Housing deficit: FG moves to tackle building collapse

Despite its huge housing deficits, Nigeria is also battling with the menace of building collapse. However, the federal government has shown its commitment to address the tide. TOPE SUNDAY reports.

Barely will any week pass in Nigeria that the case of building collapse will not dominate the media. The development is taking a new dimension as souls are being lost whenever the incident occurs. To this end, the federal government in 2018 set up the National Building Code Advisory Committee to work out modalities against building collapse and other infractions in the built environment.    

A peep into the committee’s work

Last week, the committee, which is headed by Architect Mohammed Jimoh Faworaja, paid a courtesy call on the Minister of Works and Housing, Mr Babatunde Raji Fashola in Abuja.

During the visit, which lasted for almost one hour, Faworaja informed the minster of the activities of the committee since inauguration on July 26, 2018 to include conclusion of work on the guidelines for gas piping to buildings in the form of Liquefied Petroleum Gas (LPG).

He added that a draft code has been prepared to be procedurally presented to a Stakeholders’ Workshop between now and November before incorporating it in the National Building Code.

Faworaja, a veteran in the building construction with an experience spanning decades, said the committee had also set up some needed technical committees which include the Design, the Construction and Post–construction sections adding that the sub-committees have already commenced work monitoring the day-to-day activities of the Committee.
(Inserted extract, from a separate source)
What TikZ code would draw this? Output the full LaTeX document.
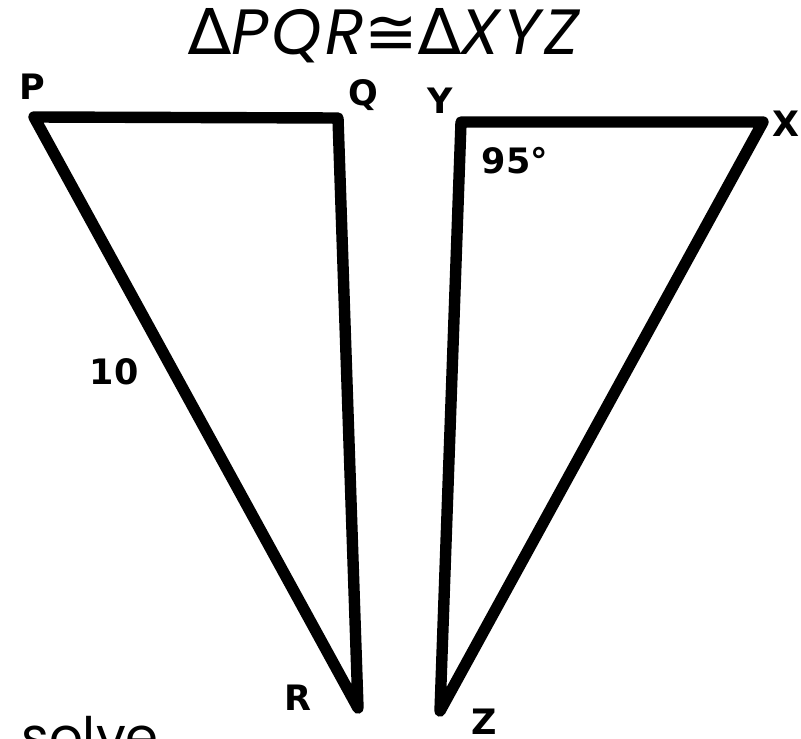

Other activities, he said, include monitoring building related activities nationwide, adding that one of the most worrisome outcomes of the monitoring was the incidences of building collapse across the country particularly in the Federal Capital Territory, Lagos and other cities in the country.

How to address the menace

For the Fashola,  the best way to tackle the menace of the building collapse is through the prosecution of builders found culpable in the building collapse incidents in any part of the country.

Fashola, who responded to the presentation made by the leader of the committee, said where an investigation has been concluded in any event of building collapse and someone was found not to have complied to any of the building standards, such a person should be prosecuted as an example to others.
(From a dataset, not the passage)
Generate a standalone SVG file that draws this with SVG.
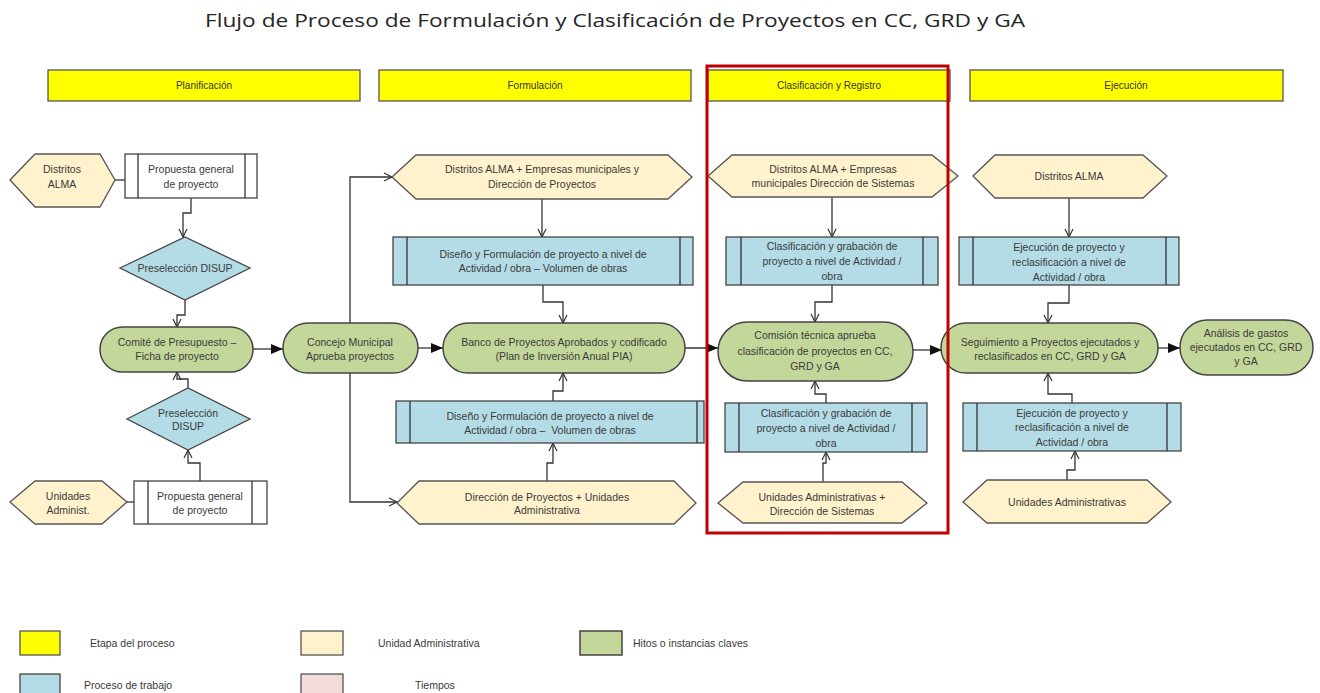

“Somebody must have acted wrongly, either in the design stage, whether it is in the material supply, whether it is in the compliance stage, somebody did something that he or she should not have done.

“I think that we have come to a point where after each unfortunate collapse we go back to the investigations, let us find one person who has acted wrongly.
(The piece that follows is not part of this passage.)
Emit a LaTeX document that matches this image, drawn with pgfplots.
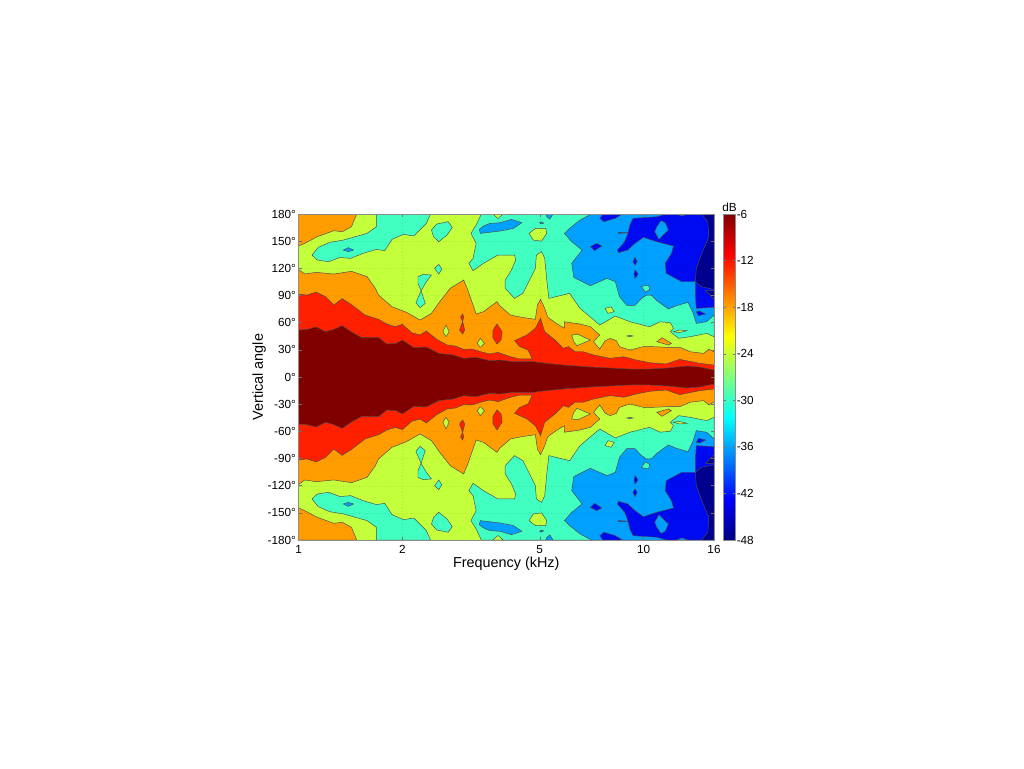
\documentclass[border=0pt]{standalone}
\usepackage{fontspec}
\setmainfont{Liberation Sans}
\usepackage{pgfplots}
\pgfplotsset{compat=1.18}
\definecolor{cnavy}{RGB}{0,0,140}
\definecolor{cblue}{RGB}{0,10,240}
\definecolor{cazure}{RGB}{0,160,255}
\definecolor{cteal}{RGB}{64,255,192}
\definecolor{cyg}{RGB}{196,255,60}
\definecolor{corange}{RGB}{255,156,0}
\definecolor{cred}{RGB}{255,32,0}
\definecolor{cdark}{RGB}{128,0,0}
\colorlet{cline}{black!70}
% closed patch, drawn in the upper half and mirrored in the lower half
\newcommand\poly[2]{%
  \addplot[fill=#1,draw=cline,line width=.35pt,forget plot] coordinates {#2} -- cycle;
  \addplot[fill=#1,draw=cline,line width=.35pt,forget plot,y filter/.expression={-y}] coordinates {#2} -- cycle;
}
% band around 0 deg: upper boundary given, mirrored for the lower one
\newcommand\band[2]{%
  \addplot[fill=#1,draw=none,forget plot] coordinates {(0,0) #2 (4,0)} -- cycle;
  \addplot[fill=#1,draw=none,forget plot,y filter/.expression={-y}] coordinates {(0,0) #2 (4,0)} -- cycle;
  \addplot[draw=cline,line width=.35pt,forget plot] coordinates {#2};
  \addplot[draw=cline,line width=.35pt,forget plot,y filter/.expression={-y}] coordinates {#2};
}
\begin{document}
\begin{tikzpicture}
\useasboundingbox (0,0) rectangle (768pt,576pt);
\begin{axis}[
  at={(223.9pt,171pt)},anchor=south west,
  scale only axis,width=311.6pt,height=244.5pt,
  xmin=0,xmax=4,ymin=-180,ymax=180,
  xtick={0,1,2.3219,3.3219,4},xticklabels={1,2,5,10,16},
  ytick={-180,-150,-120,-90,-60,-30,0,30,60,90,120,150,180},
  yticklabels={-180°,-150°,-120°,-90°,-60°,-30°,0°,30°,60°,90°,120°,150°,180°},
  tick label style={font=\fontsize{8.8pt}{10pt}\selectfont},
  xlabel={Frequency (kHz)},ylabel={Vertical angle},
  label style={font=\fontsize{10.8pt}{12pt}\selectfont},
  xlabel style={yshift=4.5pt},
  ylabel style={yshift=-5.5pt},
  xticklabel style={yshift=-.5pt},
  yticklabel style={xshift=1.5pt},
  tick align=inside,major tick length=2.5pt,
  tick style={draw=black!55,line width=.3pt},
  axis line style={draw=black!45,line width=.3pt},
  grid=major,major grid style={draw=black,opacity=.1,dotted,line width=.2pt},
  axis on top,
  axis background/.style={fill=cyg},
  colormap/jet,point meta min=-48,point meta max=-6,
  colorbar,
  colorbar shift/.style={xshift=-1pt},
  colorbar style={
    width=8.8pt,
    ytick={-48,-42,-36,-30,-24,-18,-12,-6},
    yticklabels={-48,-42,-36,-30,-24,-18,-12,-6},
    yticklabel pos=right,
    tick align=inside,major tick length=2pt,
    yticklabel style={xshift=-2.5pt,font=\fontsize{8.8pt}{10pt}\selectfont},
    title={dB},
    title style={font=\fontsize{8.8pt}{10pt}\selectfont,yshift=-8pt,xshift=0pt},
    axis line style={draw=black!45,line width=.3pt},
  },
]
% orange corner
\poly{corange}{(0,180)(0,144.6)(.06,147.6)(.18,154.9)(.34,161.6)(.42,160.4)(.51,166)(.56,180)}
% teal
\poly{cteal}{(.75,180)(.75,166)(.66,158.6)(.43,151.2)(.30,148.7)(.19,143.2)(.13,134.7)(.18,129.2)(.29,127.3)(.40,132.1)(.50,131)(.62,136.5)(.75,140.9)(.83,139.5)(.90,152)(1.01,157.5)(1.11,155.7)(1.23,169.6)(1.27,180)}
\poly{cteal}{(1.28,162.3)(1.33,168.9)(1.44,171.5)(1.48,165.2)(1.43,156.8)(1.35,149.4)(1.30,154.9)}
\poly{cteal}{(1.31,120)(1.35,124.4)(1.38,118.9)(1.35,113.7)}
\poly{cteal}{(1.15,110.8)(1.20,113.3)(1.28,112.6)(1.23,105.2)(1.18,95.3)(1.15,103.4)}
\poly{cteal}{(1.18,95.3)(1.22,81.3)(1.17,76.5)(1.13,82)}
\poly{cteal}{(1.76,180)(1.71,167.8)(1.66,158.6)(1.71,147.6)(1.68,131)(1.64,125.5)(1.68,117.4)(1.78,125.5)(1.92,134.7)(2.04,134.7)(2.08,134.7)(2.09,129.2)(2.05,118.1)(1.99,107.1)(1.99,97.9)(2.08,86.8)(2.16,92.4)(2.28,120)(2.29,134.7)(2.34,138.4)(2.37,131)(2.39,107.1)(2.41,86.8)(2.61,92.4)(2.71,75.8)(2.90,57.4)(3.05,67.3)(3.19,61)(3.38,55.5)(3.48,61)(3.58,59.9)(3.61,53.8)(3.58,50)(3.66,42.7)(3.77,44.5)(3.93,48.2)(4,44.5)(4,180)}
\poly{cteal}{(3.16,45.3)(3.19,46)(3.22,45.3)(3.19,44.6)}
% yellow-green inside teal
\poly{cyg}{(1.87,180)(1.92,175)(1.97,180)}
\poly{cyg}{(2.22,158.6)(2.28,164.1)(2.38,164.1)(2.39,158.6)(2.34,150.1)(2.26,151.2)}
\poly{cyg}{(3.61,50)(3.67,51.9)(3.74,51.1)(3.66,48.9)}
\poly{cyg}{(2.95,75.8)(3.01,77.6)(3.04,72.1)(2.98,70.3)}
% azure
\poly{cazure}{(.43,140.2)(.48,142.8)(.53,140.2)(.48,138.4)}
\poly{cazure}{(1.75,158.6)(1.94,161.2)(2.07,164.1)(2.15,170.4)(2.05,174.1)(1.94,170.4)(1.84,169.6)(1.78,166.7)(1.74,163)}
\poly{cazure}{(2.38,180)(2.45,180)(2.42,174.4)(2.39,177)}
\poly{cazure}{(2.32,170.4)(2.34,171.4)(2.36,169.8)(2.34,169)}
\poly{cazure}{(2.82,180)(2.71,173.3)(2.61,164.1)(2.56,158.6)(2.63,149.4)(2.73,140.2)(2.63,125.5)(2.65,110)(2.81,100.8)(2.97,108.9)(3.05,105.2)(3.09,88.7)(3.16,79.1)(3.24,79.1)(3.30,86.5)(3.35,90.5)(3.40,90.2)(3.45,84.3)(3.56,75.1)(3.64,78.8)(3.75,82.4)(3.80,70.3)(3.83,59.2)(3.93,61.1)(4,68.4)(4,180)}
% teal inside azure
\poly{cteal}{(3.30,100)(3.37,101.5)(3.38,96.6)(3.34,93.7)}
% blue
\poly{cblue}{(2.90,175.2)(2.93,180)(3.12,180)(3.05,175.2)(2.94,171.5)}
\poly{cblue}{(3.22,175.2)(3.19,167.8)(3.17,158.6)(3.14,149.4)(3.07,140.2)(3.08,137.3)(3.17,140.2)(3.24,147.6)(3.32,154.2)(3.45,149.4)(3.61,144.6)(3.59,136.5)(3.53,125.5)(3.54,114.4)(3.69,105.2)(3.82,105.2)(3.82,90.5)(3.83,75.8)(4,76.9)(4,180)(3.75,180)(3.69,177.7)(3.64,180)(3.54,180)(3.45,177)}
\poly{cblue}{(2.81,143.9)(2.87,147.6)(2.92,144.6)(2.85,139.5)}
\poly{cblue}{(3.08,159.7)(3.18,159.3)(3.08,158.6)}
\poly{cblue}{(3.24,132.1)(3.26,127.3)(3.24,123.6)(3.22,127.3)}
\poly{cblue}{(3.24,118.1)(3.27,113.7)(3.24,108.9)(3.23,113.7)}
\poly{cblue}{(3.83,72.1)(3.86,72.9)(3.92,69.6)(3.85,67.7)}
% azure inside blue
\poly{cazure}{(3.45,166)(3.49,172.6)(3.53,170.4)(3.56,162.3)(3.47,152)(3.43,160.4)}
% navy
\poly{cnavy}{(3.88,180)(3.94,171.5)(3.95,154.9)(3.87,132.8)(3.83,120)(3.82,105.2)(3.88,99.7)(4,96.8)(4,180)}
\poly{cnavy}{(3.92,95.3)(4,95.3)(4,86.1)}
% orange band
\band{corange}{(0,118.9)(.06,113.7)(.17,115.6)(.34,113.7)(.51,116.7)(.66,110.8)(.74,97.9)(.77,90.5)(.90,77.6)(1.04,71.4)(1.17,62.9)(1.28,70.3)(1.36,83.2)(1.46,97.9)(1.59,107.1)(1.63,96)(1.71,69.6)(1.78,72.1)(1.91,83.2)(1.94,78.4)(2.04,68.4)(2.15,65.9)(2.28,63.7)(2.30,79.5)(2.33,85.8)(2.37,75.8)(2.40,65.9)(2.49,58.5)(2.56,53.8)(2.56,61)(2.71,58.5)(2.81,55.5)(2.90,46.4)(2.84,39)(2.90,30.9)(2.95,39.7)(3.0,42.7)(3.06,40.1)(3.09,33.5)(3.19,29.8)(3.32,33.5)(3.41,33.5)(3.54,32.8)(3.67,32.8)(3.77,27.9)(3.90,26.1)(3.95,30.6)(4,27.9)}
\poly{corange}{(3.45,39)(3.50,43.4)(3.59,37.2)(3.56,35.3)}
% yellow-green inside orange
\poly{cyg}{(1.42,57.4)(1.45,50)(1.42,44.5)(1.39,50)}
\poly{cyg}{(1.75,42.7)(1.79,37.2)(1.75,32.8)(1.72,37.2)}
\poly{cyg}{(2.63,46.4)(2.69,47.1)(2.81,40.8)(2.68,34.6)(2.65,39)}
% red band
\band{cred}{(0,91.6)(.08,90.5)(.17,93.8)(.26,88.7)(.34,79.5)(.42,86.5)(.51,79.9)(.64,68.4)(.77,63.7)(.85,58.5)(.93,55.6)(1.0,58.1)(1.09,48.9)(1.17,46.4)(1.23,50.8)(1.33,41.6)(1.43,35.3)(1.51,34.2)(1.59,30.5)(1.67,30.9)(1.75,28)(1.84,25.4)(1.92,27.2)(2.04,22.4)(2.13,19.9)(2.25,19.9)(2.21,29.8)(2.13,33.5)(2.08,40.1)(2.20,46.4)(2.28,53.8)(2.33,64.8)(2.37,50)(2.47,40.8)(2.55,31.7)(2.60,33.5)(2.66,27.9)(2.74,27.9)(2.84,24.3)(3.0,20.6)(3.13,22.4)(3.25,18.8)(3.38,15.8)(3.54,14.4)(3.67,19.5)(3.86,15.1)(4,13.2)}
\poly{cred}{(1.91,58.5)(1.96,50)(1.95,40.8)(1.91,36.4)(1.87,43.8)(1.87,51.2)}
\poly{cred}{(1.58,69.6)(1.59,65.9)(1.58,61.5)(1.56,65.9)}
\poly{cred}{(1.58,61.1)(1.60,51.9)(1.58,47.5)(1.55,51.9)}
% dark red band
\band{cdark}{(0,51.9)(.08,52.6)(.17,55.2)(.26,50)(.34,52.6)(.42,56.7)(.51,49.7)(.61,43.4)(.77,43.8)(.85,36.4)(.94,37.2)(1.0,40.8)(1.11,32.4)(1.23,33.1)(1.35,26.1)(1.49,24.3)(1.59,20.6)(1.71,21.7)(1.84,18)(1.94,18.8)(2.06,16.9)(2.26,16.9)(2.35,15.5)(2.55,13.2)(2.81,11)(3.0,9.9)(3.19,8.8)(3.38,8.8)(3.55,9.9)(3.74,12.1)(3.86,11)(4,7.7)}
\end{axis}
\end{tikzpicture}
\end{document}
“Somebody must have acted wrongly, either in the design stage, whether it is in the material stage, whether it is in the compliance stage, somebody did something that he or she should not have done. Find that person and let us take him up for prosecution”, the Minister said.

The Minister said people needed to know that there would be consequences for non-compliance to the law, adding that because people have died in any event of building collapse, the culprit could become answerable for manslaughter or for criminal negligence or answerable for so many other things.

“It is important for people to know that those laws are there to affect how people behave and that when people don’t comply with those laws there would be consequences”, he said.

Culpable professionals shouldn’t be protected

Fashola, who recalled an incident in Lagos when he was governor, pointed out that while investigation was getting close to the culprit of a building collapse, there was “conspiratorial silence” in the industry which enabled the culprit to escape prosecution.

“In places where investigations have been concluded, there will be findings; that there were substandard materials used, who supplied; or wrong design , who designed it? That is the person to hold. Or that designs were okay and materials were appropriate but they removed some, so who removed, who supplied? We can track all these things down. We have that ability”, he said.

Students’ involvement very key

The minister, who commended the advocacy plan of the committee aimed at sensitizing members of the public on the basic building standards, advised that such sensitization should start from primary up to tertiary levels.

Describing students as the “more critical stakeholders” in the built industry,  Fashola said they were going to be more involved in the industry from now, adding that unless they were exposed early in life to the global best practices in the industry, they would learn it very late.

“Every level of education is important; the undergraduate level, the secondary school and even the primary school level. You can breakdown what they need to learn in easy modules and easy bites.

Just like you learn something at the primary school level and it gets tougher as you progress to the secondary and university levels”.

The minister promised that government would get involved at this point with school teachers and principals as well as state ministries of education.

 He said: “With this, some basic essentials of the building are to be inculcated to the people in childhood”, adding that there was the need “to be sufficiently connected with our habitats like in other communities”.

Fashola also advised the committee to use street level conversation strategy in their interaction with the public during their sensitization programme for a better and effective sensitization, adding that such programmes had failed in situations where professionals used technical languages and codes while explaining matters of public importance to them.

“All too often, professionals cannot breakdown the essential elements of their profession to street level conversation. We speak in such technical terms that make no connection with the ordinary people”, the Minister said.